Starting at the first line of the listing below, retype each line up to and including the one that contains "obz_pulse_level = [590, 590, 540, 370, 340, 310, 370, 400, 420]". Leave pictures out.

-- -- --

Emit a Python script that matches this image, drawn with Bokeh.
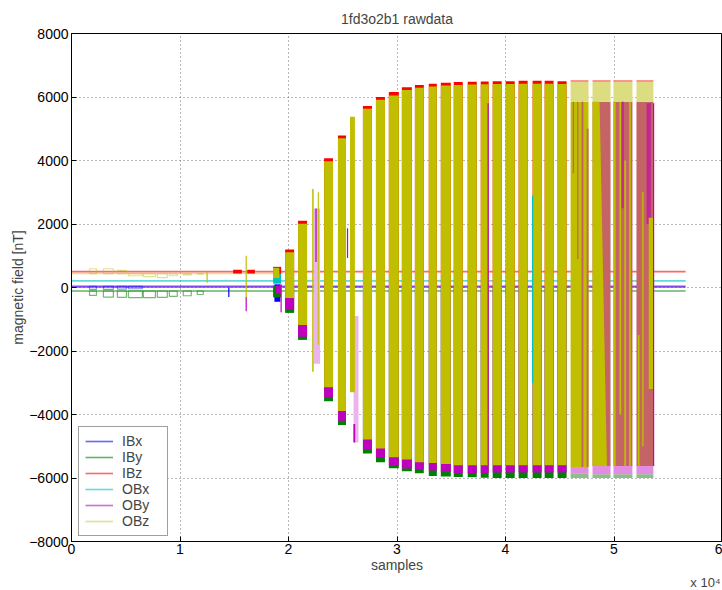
from bokeh.plotting import figure
from bokeh.models import ColumnDataSource, Range1d, FixedTicker, Legend, LegendItem, Label
from bokeh.embed import file_html
from bokeh.resources import INLINE

# ---------------- data ----------------
series = ["IBx", "IBy", "IBz", "OBx", "OBy", "OBz"]
colors = ["#0000ff", "#008000", "#ff0000", "#00bfbf", "#bf00bf", "#bfbf00"]
baseline_level = [40, -110, 500, 210, 10, 440]
baseline_end = [5.66, 5.66, 5.66, 5.66, 5.66, 1.95]

# early small pulses (samples x 1e4)
pulse_x0 = [0.166, 0.294, 0.423, 0.524, 0.662, 0.791, 0.902, 1.030, 1.159]
pulse_x1 = [0.230, 0.386, 0.506, 0.653, 0.773, 0.883, 0.975, 1.104, 1.214]
iby_pulse_low = [-250, -300, -310, -320, -320, -310, -280, -260, -220]
ibx_pulse_low = [-60, -60, -50, -40, -40, -40, -30, -30, -20]
obz_pulse_level = [590, 590, 540, 370, 340, 310, 370, 400, 420]

# regular calibration bursts
burst_x0 = [1.969, 2.088, 2.328, 2.456, 2.686, 2.806, 2.925, 3.045, 3.165, 3.293,
            3.404, 3.523, 3.652, 3.772, 3.882, 4.002, 4.121, 4.250, 4.361, 4.480]
burst_x1 = [2.052, 2.171, 2.410, 2.530, 2.769, 2.889, 3.017, 3.137, 3.247, 3.367,
            3.496, 3.606, 3.735, 3.845, 3.965, 4.085, 4.204, 4.333, 4.443, 4.563]
ibz_max = [1200, 2100, 4070, 4790, 5720, 6000, 6160, 6310, 6375, 6420,
           6450, 6470, 6480, 6490, 6500, 6500, 6510, 6510, 6510, 6500]
obz_max = [1110, 2010, 3980, 4700, 5630, 5910, 6050, 6220, 6290, 6330,
           6360, 6380, 6390, 6400, 6410, 6410, 6420, 6420, 6420, 6410]
obz_min = [-330, -1180, -3140, -3890, -4790, -5070, -5350, -5420, -5500, -5530,
           -5560, -5600, -5600, -5600, -5600, -5600, -5600, -5600, -5600, -5600]
oby_min = [-700, -1550, -3450, -4200, -5100, -5350, -5600, -5700, -5720, -5760,
           -5800, -5850, -5850, -5850, -5830, -5830, -5830, -5830, -5830, -5830]
iby_min = [-800, -1650, -3580, -4330, -5230, -5500, -5690, -5790, -5850, -5940,
           -5950, -5970, -5980, -5990, -6000, -6000, -6000, -6000, -6000, -6000]

YEL = "#bfbf00"; MAG = "#bf00bf"; RED = "#ff0000"; BLU = "#0000ff"; GRN = "#008000"; CYN = "#00bfbf"
PALE_Y = "#dcdc80"; PINK = "#e48ce4"; PALE_G = "#88c088"; BROWN = "#c46464"; PINK_L = "#ecb4ec"
RED_L = "#ff7070"; MAG_D = "#c02890"

# irregular / mixed bursts (left, right, bottom, top, colour)
irr_left = [1.870, 1.858, 1.858, 1.858, 1.885, 1.858, 1.490, 1.620,
            2.232, 2.245, 2.218, 2.270,
            2.600, 2.567, 2.598,
            4.600, 4.600, 4.600, 4.600, 4.600, 4.620, 4.660, 4.700, 4.748,
            4.802, 4.802, 4.802, 4.802, 4.802,
            4.995, 4.995, 4.995, 4.995, 4.995, 4.995, 5.050, 5.095, 5.140, 5.070,
            5.207, 5.207, 5.207, 5.207, 5.207, 5.300, 5.320, 5.220, 5.260]
irr_right = [1.925, 1.932, 1.932, 1.932, 1.932, 1.915, 1.570, 1.690,
             2.291, 2.262, 2.232, 2.280,
             2.645, 2.612, 2.615,
             4.765, 4.765, 4.765, 4.765, 4.765, 4.632, 4.672, 4.718, 4.765,
             4.968, 4.968, 4.968, 4.968, 4.968,
             5.170, 5.170, 5.170, 5.170, 5.170, 5.015, 5.066, 5.110, 5.155, 5.090,
             5.363, 5.363, 5.363, 5.363, 5.363, 5.340, 5.363, 5.235, 5.272]
irr_bottom = [-450, -310, 430, 120, -200, 300, 440, 440,
              -2400, 800, -2650, -1800,
              -4880, -3300, -4880,
              -6000, -5850, -5650, 5850, 6480, 3600, 900, -5650, -5650,
              -6000, -5880, -5620, 5850, 6480,
              -6000, -5880, -5620, 5850, 6480, -5620, -4000, -5620, -5620, 2500,
              -6000, -5880, -5620, 5850, 6480, 2000, -3200, -5620, -5000]
irr_top = [100, 60, 650, 430, 60, 620, 560, 560,
           2490, 2490, 3100, 3000,
           -900, 5380, -4300,
           -5850, -5650, 5850, 6480, 6530, 5850, 5850, 5850, 5000,
           -5880, -5620, 5850, 6480, 6530,
           -5880, -5620, 5850, 6480, 6530, 5850, 5850, 4000, 5850, 5850,
           -5880, -5620, 5850, 6480, 6530, 5800, 2200, -1500, 3000]
irr_color = [BLU, GRN, RED, CYN, MAG, YEL, RED, RED,
             PINK_L, "#c040c0", YEL, YEL,
             PINK_L, YEL, MAG,
             PALE_G, PINK, YEL, PALE_Y, RED_L, BROWN, BROWN, BROWN, BROWN,
             PALE_G, PINK, BROWN, PALE_Y, RED_L,
             PALE_G, PINK, BROWN, PALE_Y, RED_L, YEL, YEL, YEL, YEL, MAG_D,
             PALE_G, PINK, BROWN, PALE_Y, RED_L, MAG_D, YEL, YEL, YEL]

# yellow wedge inside the burst near 4.9e4
wedge_x = [4.802, 4.867, 4.935, 4.802]
wedge_y = [5850, 5850, -5620, -5620]

# isolated spikes
spike_x = [1.61, 1.61, 1.45, 1.932, 2.544, 4.250, 3.840, 5.365, 1.25]
spike_y0 = [1000, -300, 0, 100, 930, -3000, -5600, -5620, 150]
spike_y1 = [-300, -750, -300, -780, 1870, 2900, 5800, 5800, 500]
spike_c = [YEL, MAG, BLU, MAG, MAG, CYN, MAG, MAG, YEL]

x_ticks = [0, 1, 2, 3, 4, 5, 6]
y_ticks = [-8000, -6000, -4000, -2000, 0, 2000, 4000, 6000, 8000]

FONT = "Liberation Sans"

# ---------------- figure ----------------
p = figure(width=722, height=590, output_backend="svg", toolbar_location=None,
           x_range=Range1d(0, 6), y_range=Range1d(-8000, 8000),
           min_border_left=71, min_border_right=0, min_border_top=33, min_border_bottom=40,
           title="1fd3o2b1 rawdata")
p.title.align = "center"
p.title.text_font = FONT
p.title.text_font_size = "14px"
p.title.text_font_style = "normal"
p.title.standoff = 13
p.background_fill_color = "white"
p.border_fill_color = "white"
p.outline_line_color = "black"
p.outline_line_width = 1

for ax in (p.xaxis[0], p.yaxis[0]):
    ax.major_label_text_font = FONT
    ax.major_label_text_font_size = "14px"
    ax.major_label_text_color = "black"
    ax.axis_label_text_font = FONT
    ax.axis_label_text_font_size = "14px"
    ax.axis_label_text_font_style = "normal"
    ax.axis_line_color = "black"
    ax.major_tick_in = 5
    ax.major_tick_out = 0
    ax.minor_tick_line_color = None
    ax.major_tick_line_color = "black"
p.xaxis.ticker = FixedTicker(ticks=x_ticks)
p.yaxis.ticker = FixedTicker(ticks=y_ticks)
p.xaxis.axis_label = "samples"
p.yaxis.axis_label = "magnetic field [nT]"
p.xaxis.major_label_standoff = 2
p.yaxis.major_label_standoff = 3
p.xaxis.axis_label_standoff = 0
p.yaxis.axis_label_standoff = 0
p.grid.grid_line_color = "#707070"
p.grid.grid_line_dash = "1 3"
p.grid.grid_line_width = 1

# baselines
line_renderers = []
for i, name in enumerate(series):
    r = p.line([0, baseline_end[i]], [baseline_level[i], baseline_level[i]],
               line_color=colors[i], line_width=1.6, line_alpha=0.6 if i != 5 else 0.45)
    line_renderers.append(r)

# early pulse outlines
p.quad(left=pulse_x0, right=pulse_x1, bottom=iby_pulse_low, top=[baseline_level[1]] * len(pulse_x0),
       fill_alpha=0, line_color=GRN, line_alpha=0.55, line_width=1.2)
p.quad(left=pulse_x0[:4], right=pulse_x1[:4], bottom=ibx_pulse_low[:4], top=[baseline_level[0]] * 4,
       fill_alpha=0, line_color=BLU, line_alpha=0.45, line_width=1.2)
p.quad(left=pulse_x0, right=pulse_x1,
       bottom=[min(v, baseline_level[5]) for v in obz_pulse_level],
       top=[max(v, baseline_level[5]) for v in obz_pulse_level],
       fill_alpha=0, line_color=YEL, line_alpha=0.45, line_width=1.2)

# regular bursts, in MATLAB plotting order
n = len(burst_x0)
src = ColumnDataSource(dict(l=burst_x0, r=burst_x1, ibz=ibz_max, obzt=obz_max, obzb=obz_min,
                            oby=oby_min, iby=iby_min, zero=[0] * n))
p.quad(left="l", right="r", bottom="iby", top="zero", source=src, fill_color=GRN, line_color=None)
p.quad(left="l", right="r", bottom="zero", top="ibz", source=src, fill_color=RED, line_color=None)
p.quad(left="l", right="r", bottom="oby", top="zero", source=src, fill_color=MAG, line_color=None)
p.quad(left="l", right="r", bottom="obzb", top="obzt", source=src, fill_color=YEL, line_color=None)

# irregular bursts
isrc = ColumnDataSource(dict(l=irr_left, r=irr_right, b=irr_bottom, t=irr_top, c=irr_color))
p.quad(left="l", right="r", bottom="b", top="t", fill_color="c", line_color=None, source=isrc)
p.patch(wedge_x, wedge_y, fill_color=YEL, line_color=None)

# spikes
p.segment(x0=spike_x, y0=spike_y0, x1=spike_x, y1=spike_y1, line_color=spike_c, line_width=1.2)

# legend
legend = Legend(items=[LegendItem(label=s, renderers=[r]) for s, r in zip(series, line_renderers)],
                location=(7, 5), margin=0, padding=6, spacing=0,
                glyph_width=28, glyph_height=16, label_height=16, label_width=39, label_standoff=9,
                label_text_font=FONT, label_text_font_size="14px",
                border_line_color="#404040", border_line_width=1,
                background_fill_color="white", background_fill_alpha=1)
p.add_layout(legend, "center")

# x 10^4 multiplier, bottom right (own lower side panel, canvas units)
p.add_layout(Label(x=720, y=582, x_units="canvas", y_units="canvas", text="x 10\u2074",
                   text_font=FONT, text_font_size="13px", text_align="right",
                   text_baseline="middle"), "below")

open("out.html", "w").write(file_html(p, INLINE))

-- -- --

__SOLUTION BELOW__
Emit a Python script that matches this image, drawn with Bokeh.
from bokeh.plotting import figure
from bokeh.models import ColumnDataSource, Range1d, FixedTicker, Legend, LegendItem, Label
from bokeh.embed import file_html
from bokeh.resources import INLINE

# ---------------- data ----------------
series = ["IBx", "IBy", "IBz", "OBx", "OBy", "OBz"]
colors = ["#0000ff", "#008000", "#ff0000", "#00bfbf", "#bf00bf", "#bfbf00"]
baseline_level = [40, -110, 500, 210, 10, 440]
baseline_end = [5.66, 5.66, 5.66, 5.66, 5.66, 1.95]

# early small pulses (samples x 1e4)
pulse_x0 = [0.166, 0.294, 0.423, 0.524, 0.662, 0.791, 0.902, 1.030, 1.159]
pulse_x1 = [0.230, 0.386, 0.506, 0.653, 0.773, 0.883, 0.975, 1.104, 1.214]
iby_pulse_low = [-250, -300, -310, -320, -320, -310, -280, -260, -220]
ibx_pulse_low = [-60, -60, -50, -40, -40, -40, -30, -30, -20]
obz_pulse_level = [590, 590, 540, 370, 340, 310, 370, 400, 420]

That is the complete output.